Dura come la roccia, con voce che contiene tutte le note della natura, Violeta Parra rivive nell’interpretazione stregata di Francisca Gavilán in Violeta Parra – Went to Heaven di Andrés Wood scritto con Angel, il figlio dell’artista che le ha dedicato una biografia appena uscita in italiano (Violeta è andata in cielo, Casini editore). Le note oscure delle immagini accompagnano quelle drammatiche e complesse del carattere e dell’esistenza della poeta e cantante, ritagliano la sua personalità unica dallo sfondo di una intera famiglia di artisti e poeti, si rischiarano nel momento del canto: con i fratelli si esibiva da piccola negli spettacoli per rallegrare le feste con le canzoni del folklore, le cumbie, del Cile, un paese, che, dice lei stessa nel film, nessuno sa neanche dov’è.

Lei ne calpesta il suolo polveroso delle Ande quando, gigante della volontà nel suo metro e cinquantuno di altezza, decide di andarsene da sola dal sud dove viveva nella zona di Chillan, su verso il nord del deserto e delle miniere, accompagnata dal figlio Angel, ancora un bambino, per raccogliere dalla viva voce degli ultimi testimoni non quello che veniva considerato «popolare», ma i canti perduti, tramandati di madre in figlia delle contadine. Un percorso che la porterà ad essere sempre più «militante», lavoro politico sulle lotte sociali, sulla misera vita dei minatori. La sua talentuosa famiglia fa qui solo da sfondo, ma ogni piccolo ramo diventerà poi gigantesco e risplenderà in seguito (il fratello Nicanor, poeta, il figlio Angel, la figlia Isabel cantanti anche loro, le nipoti che vediamo cantare gli slogan del referendum vincente in No di Larrain).

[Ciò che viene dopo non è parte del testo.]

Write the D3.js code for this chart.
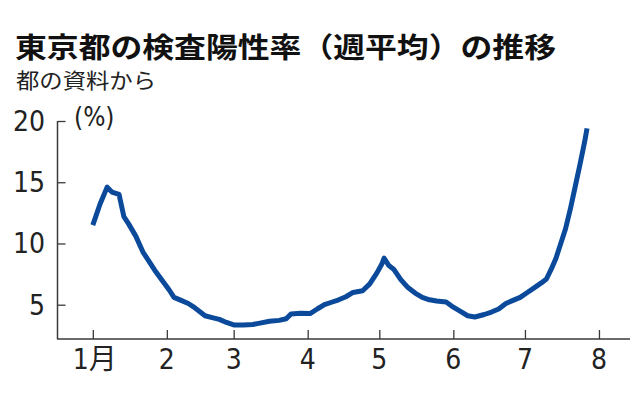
<!DOCTYPE html>
<html><head><meta charset="utf-8">
<script src="https://cdn.jsdelivr.net/npm/d3@7"></script>
<style>
html,body{margin:0;padding:0;background:#fff;}
svg{display:block;}
</style></head>
<body>
<svg id="c" width="640" height="409"></svg>
<script>
const titleText = "東京都の検査陽性率（週平均）の推移";
const subtitleText = "都の資料から";
const unitText = "(%)";
const yTicks = [5, 10, 15, 20];
const xTickDates = ["2021-01-01","2021-02-01","2021-03-01","2021-04-01","2021-05-01","2021-06-01","2021-07-01","2021-08-01"];
const xTickLabels = ["1月","2","3","4","5","6","7","8"];
const dates = ["2021-01-01","2021-01-04","2021-01-07","2021-01-09","2021-01-12","2021-01-14","2021-01-16","2021-01-19","2021-01-22","2021-01-24","2021-01-27","2021-01-30",
"2021-02-02","2021-02-04","2021-02-07","2021-02-10","2021-02-12","2021-02-15","2021-02-17","2021-02-20","2021-02-23","2021-02-26",
"2021-03-01","2021-03-05","2021-03-09","2021-03-12","2021-03-16","2021-03-20","2021-03-23","2021-03-25","2021-03-29",
"2021-04-02","2021-04-05","2021-04-08","2021-04-11","2021-04-14","2021-04-17","2021-04-20","2021-04-24","2021-04-27","2021-04-30",
"2021-05-02","2021-05-03","2021-05-05","2021-05-07","2021-05-10","2021-05-13","2021-05-16","2021-05-19","2021-05-22","2021-05-25","2021-05-29",
"2021-06-01","2021-06-04","2021-06-07","2021-06-10","2021-06-14","2021-06-17","2021-06-20","2021-06-23","2021-06-26","2021-06-29",
"2021-07-02","2021-07-05","2021-07-08","2021-07-10","2021-07-12","2021-07-14","2021-07-16","2021-07-18","2021-07-20","2021-07-22","2021-07-24","2021-07-26","2021-07-27"];
const values = [11.5,13.2,14.6,14.2,14.0,12.2,11.6,10.6,9.3,8.7,7.8,7.0,
6.2,5.6,5.35,5.1,4.85,4.4,4.1,3.95,3.8,3.55,
3.35,3.35,3.38,3.5,3.65,3.72,3.85,4.25,4.3,
4.28,4.65,5.0,5.2,5.4,5.65,6.0,6.14,6.7,7.6,
8.3,8.8,8.2,7.9,7.05,6.4,5.95,5.6,5.4,5.3,5.22,
4.8,4.45,4.1,4.0,4.2,4.4,4.65,5.1,5.35,5.6,
6.0,6.4,6.8,7.1,7.9,8.8,10.0,11.2,12.8,14.6,16.4,18.3,19.4];

const parse = d3.utcParse("%Y-%m-%d");
const data = dates.map((d,i)=>({date:parse(d), v:values[i]}));

const svg = d3.select("#c");
const axisColor = "#3a3a3a";
const numFont = "'Liberation Sans Narrow','DejaVu Sans Condensed','Noto Sans CJK JP',sans-serif";

const x = d3.scaleUtc().domain([parse("2020-12-17"), parse("2021-08-14")]).range([57, 630]);
const y = d3.scaleLinear().domain([2.2, 20]).range([339, 121]);

svg.append("text").attr("x",15).attr("y",58)
  .attr("font-family","'Noto Sans CJK JP',sans-serif").attr("font-weight",700)
  .attr("font-size",28).attr("fill","#111")
  .attr("textLength",541).attr("lengthAdjust","spacingAndGlyphs").text(titleText);
svg.append("text").attr("x",16).attr("y",88)
  .attr("font-family","'Noto Sans CJK JP',sans-serif").attr("font-weight",400)
  .attr("font-size",21).attr("fill","#222")
  .attr("textLength",140).attr("lengthAdjust","spacingAndGlyphs").text(subtitleText);

// y axis
const yAxis = d3.axisRight(y).tickValues(yTicks).tickSize(8).tickFormat("");
const gy = svg.append("g").attr("transform","translate(57.5,0)").call(yAxis);
gy.select(".domain").remove();
gy.selectAll(".tick line").attr("stroke",axisColor).attr("stroke-width",1.3);
svg.append("line").attr("x1",57.5).attr("x2",57.5).attr("y1",y(20)).attr("y2",339)
  .attr("stroke",axisColor).attr("stroke-width",1.5);
svg.append("g").selectAll("text").data(yTicks).join("text")
  .attr("x",45).attr("y",d=>y(d)+10).attr("text-anchor","end")
  .attr("font-family",numFont).attr("font-size",28).attr("fill","#222").text(d=>d);
svg.append("text").attr("x",74).attr("y",126)
  .attr("font-family",numFont).attr("font-size",26).attr("fill","#222").text(unitText);

// x axis
const xAxis = d3.axisTop(x).tickValues(xTickDates.map(parse)).tickSize(9).tickFormat("");
const gx = svg.append("g").attr("transform","translate(0,339)").call(xAxis);
gx.select(".domain").remove();
gx.selectAll(".tick line").attr("stroke",axisColor).attr("stroke-width",1.3);
svg.append("line").attr("x1",57).attr("x2",630).attr("y1",339).attr("y2",339)
  .attr("stroke",axisColor).attr("stroke-width",1.5);
svg.append("g").selectAll("text").data(xTickDates).join("text")
  .attr("x",(d,i)=>x(parse(d)) + (i===0?2:0)).attr("y",369).attr("text-anchor","middle")
  .attr("font-family",numFont).attr("font-size",28).attr("fill","#222").text((d,i)=>xTickLabels[i]);

// line
const line = d3.line().x(d=>x(d.date)).y(d=>y(d.v)).curve(d3.curveLinear);
svg.append("path").datum(data).attr("d",line).attr("fill","none")
  .attr("stroke","#0b4a9b").attr("stroke-width",5).attr("stroke-linejoin","round");
</script>
</body></html>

E ogni personalità che l’ha accompagnata nella diffusione della nuova canzone popolare, come Victor Jara.

Intenso racconto di una vita e di una indomita volontà di indipendenza, Andrés Wood (Historias de fútbol, Machuca) è con Pablo Larrain uno dei pochi registi contemporanei cileni che guarda al recente passato, alle radici della cultura, ai momenti cruciali della storia, tenendo conto che non è facile guardarsi indietro anche a distanza di decenni, dopo una dittatura. Violeta che la dittatura non l’ha conosciuta, rappresenta nel film quasi la figura simbolica del paese come non è mai stata vista, india a metà, nutrita di profondissime radici che vanno ben al di là dell’immagine rampante che il paese ha sempre voluto dare di sé (e in una delle prime scene del film questo è sintetizzato visivamente da Violeta bambina che si nutre di frutti selvatici impiastricciandosi di rosso la bocca e le guance). La personificazione di una madre terra generosa con i figli, dalla voce che trae ispirazione alle sonorità circostanti, dal battito dei tamburi come il battito stesso del cuore e dei rombi di tuono dei terremoti. Ma che può essere anche nemica e lontana, proprio come lei quando decise di restare in Europa per due anni interi lontano dalla famiglia, che si innamorò dell’uomo sbagliato e soffrì tanto per amore da restarne sconfitta. La sua morte sbalordisce per determinazione, quasi covata a lungo nel profondo della sua mente, in contraddizione palese con l’esuberanza della sua creatività.

Non manca nel film nessuno dei momenti cruciali della sua vita, dall’esposizione delle sue opere di tessitura al Louvre nel reparto delle arti decorative (prima cilena ad esporre nel celebre Museo), alla creazione della Carpa de la Reina, la tenda della regina, nei pressi di Santiago che sarebbe dovuta diventare luogo di esibizioni per gli artisti. Proprio come il Cile che, alcuni anni dopo la sua morte avvenuta nel ’67, diventò il centro di attrazione per poeti e artisti arrivati da ogni parte del mondo per vedere con i proprio occhi la prima rivoluzione socialista avvenuta con libere elezioni.